Sunday, June 2, 2024
Aligning With a Deity
Song 722: This week the playlist applauds With God on Our Side by Bob Dylan, who also wrote the song, and you can find a YouTube video of it by clicking on the title. I learned Mr. Dylan's name soon after Peter, Paul and Mary got us riding along with Blowin' in the Wind, and then, by the time of my HS phase, I had noticed that moniker appearing on a bunch of other tunes I really relished, but I didn't actually hear his own versions until I got to college in the fall of 1969. I had a roommate change after the December recess, and with my new roommate being a big BD fan, I got to hear a lot of Bob's impressive lifts, and he quickly became possibly my top lyrical style inspiration. I added a few of his LPs to my collection, including the one that featured this hymn, and they all got plenty of spins on the turntable.

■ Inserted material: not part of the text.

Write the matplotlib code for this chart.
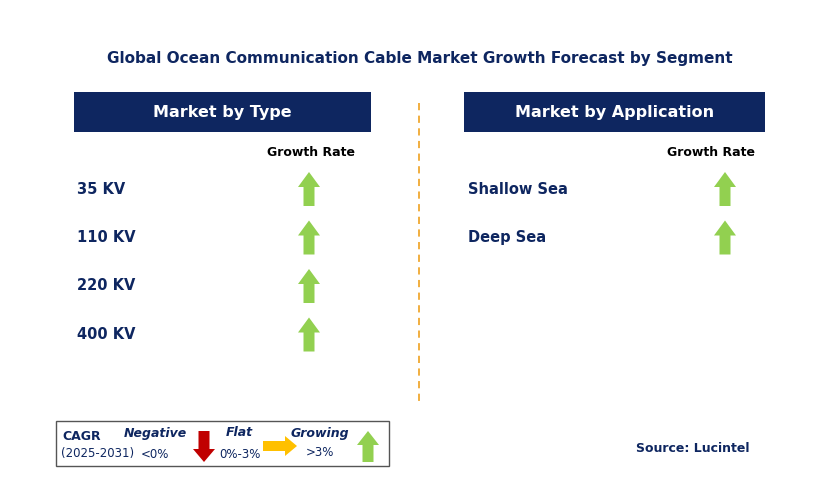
import matplotlib.pyplot as plt
from matplotlib.patches import Rectangle, Polygon

title = 'Global Ocean Communication Cable Market Growth Forecast by Segment'
type_labels = ['35 KV', '110 KV', '220 KV', '400 KV']
type_growth = ['up', 'up', 'up', 'up']
app_labels = ['Shallow Sea', 'Deep Sea']
app_growth = ['up', 'up']

NAVY = '#0E2660'
GREEN = '#92D050'
RED = '#C00000'
ORANGE = '#FFC000'

fig = plt.figure(figsize=(8.29, 4.93), dpi=100)
ax = fig.add_axes([0, 0, 1, 1])
ax.set_xlim(0, 829)
ax.set_ylim(493, 0)
ax.axis('off')


def up_arrow(cx, top, bottom, w=22, sw=11, head=15, color=GREEN):
    pts = [(cx, top), (cx + w / 2, top + head), (cx + sw / 2, top + head),
           (cx + sw / 2, bottom), (cx - sw / 2, bottom), (cx - sw / 2, top + head),
           (cx - w / 2, top + head)]
    ax.add_patch(Polygon(pts, closed=True, color=color, lw=0))


def down_arrow(cx, top, bottom, w=22, sw=11, head=15, color=RED):
    pts = [(cx, bottom), (cx + w / 2, bottom - head), (cx + sw / 2, bottom - head),
           (cx + sw / 2, top), (cx - sw / 2, top), (cx - sw / 2, bottom - head),
           (cx - w / 2, bottom - head)]
    ax.add_patch(Polygon(pts, closed=True, color=color, lw=0))


def right_arrow(left, right, cy, h=20, sh=10, head=12, color=ORANGE):
    pts = [(right, cy), (right - head, cy - h / 2), (right - head, cy - sh / 2),
           (left, cy - sh / 2), (left, cy + sh / 2), (right - head, cy + sh / 2),
           (right - head, cy + h / 2)]
    ax.add_patch(Polygon(pts, closed=True, color=color, lw=0))


def draw_status(s, cx, cy):
    if s == 'up':
        up_arrow(cx, cy - 17, cy + 17)
    elif s == 'down':
        down_arrow(cx, cy - 17, cy + 17)
    else:
        right_arrow(cx - 17, cx + 17, cy)


ax.text(420, 58, title, ha='center', va='center', fontsize=11, fontweight='bold', color=NAVY)

# panels
for x0, w, head in [(74, 297, 'Market by Type'), (464, 301, 'Market by Application')]:
    ax.add_patch(Rectangle((x0, 92), w, 40, color=NAVY, lw=0))
    ax.text(x0 + w / 2, 112, head, ha='center', va='center', fontsize=11.5,
            fontweight='bold', color='white')

ax.plot([419, 419], [103, 405], color='#F0A830', lw=1.3, ls=(0, (4, 3)))

ax.text(311, 152, 'Growth Rate', ha='center', va='center', fontsize=9, fontweight='bold')
ax.text(711, 152, 'Growth Rate', ha='center', va='center', fontsize=9, fontweight='bold')

for i, (lab, s) in enumerate(zip(type_labels, type_growth)):
    y = 189 + i * 48.5
    ax.text(77, y, lab, ha='left', va='center', fontsize=10.5, fontweight='bold', color=NAVY)
    draw_status(s, 309, y)

for i, (lab, s) in enumerate(zip(app_labels, app_growth)):
    y = 189 + i * 48.5
    ax.text(468, y, lab, ha='left', va='center', fontsize=10.5, fontweight='bold', color=NAVY)
    draw_status(s, 725, y)

# legend box
ax.add_patch(Rectangle((56, 421), 333, 45, fill=False, ec='#555555', lw=1))
ax.text(62, 436, 'CAGR', fontsize=9, fontweight='bold', color=NAVY, va='center')
ax.text(61, 454, '(2025-2031)', fontsize=8.5, color=NAVY, va='center')
ax.text(155, 433, 'Negative', fontsize=9, fontweight='bold', style='italic', color=NAVY, ha='center', va='center')
ax.text(155, 455, '<0%', fontsize=8.5, color=NAVY, ha='center', va='center')
down_arrow(204, 431, 462, w=22, sw=11, head=13)
ax.text(239, 433, 'Flat', fontsize=9, fontweight='bold', style='italic', color=NAVY, ha='center', va='center')
ax.text(240, 455, '0%-3%', fontsize=8.5, color=NAVY, ha='center', va='center')
right_arrow(263, 297, 446, h=20, sh=10, head=12)
ax.text(320, 433, 'Growing', fontsize=9, fontweight='bold', style='italic', color=NAVY, ha='center', va='center')
ax.text(320, 453, '>3%', fontsize=8.5, color=NAVY, ha='center', va='center')
up_arrow(368, 431, 462, w=22, sw=11, head=14)

ax.text(750, 449, 'Source: Lucintel', ha='right', va='center', fontsize=9, fontweight='bold', color=NAVY)

fig.savefig('out.png', dpi=100)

In my years growing up in the 1950s and 1960s, I had also learned to hate the Russians, and I believed that the Germans had God on their side, though I later found out that during WWII, the soldiers saluting the swastika regularly wore belt buckles that had the phrase Gott Mit Uns on them, and I don't think they actually had God on their side then. Understanding that for the last 6 decades the U.S., Russia and China have all had large nuclear weapons arsenals, and that the use of too big a portion of just one of those stockpiles could potentially end human civilization on our planet, I strongly agree with Bob that if God's on our side he'll stop the next war!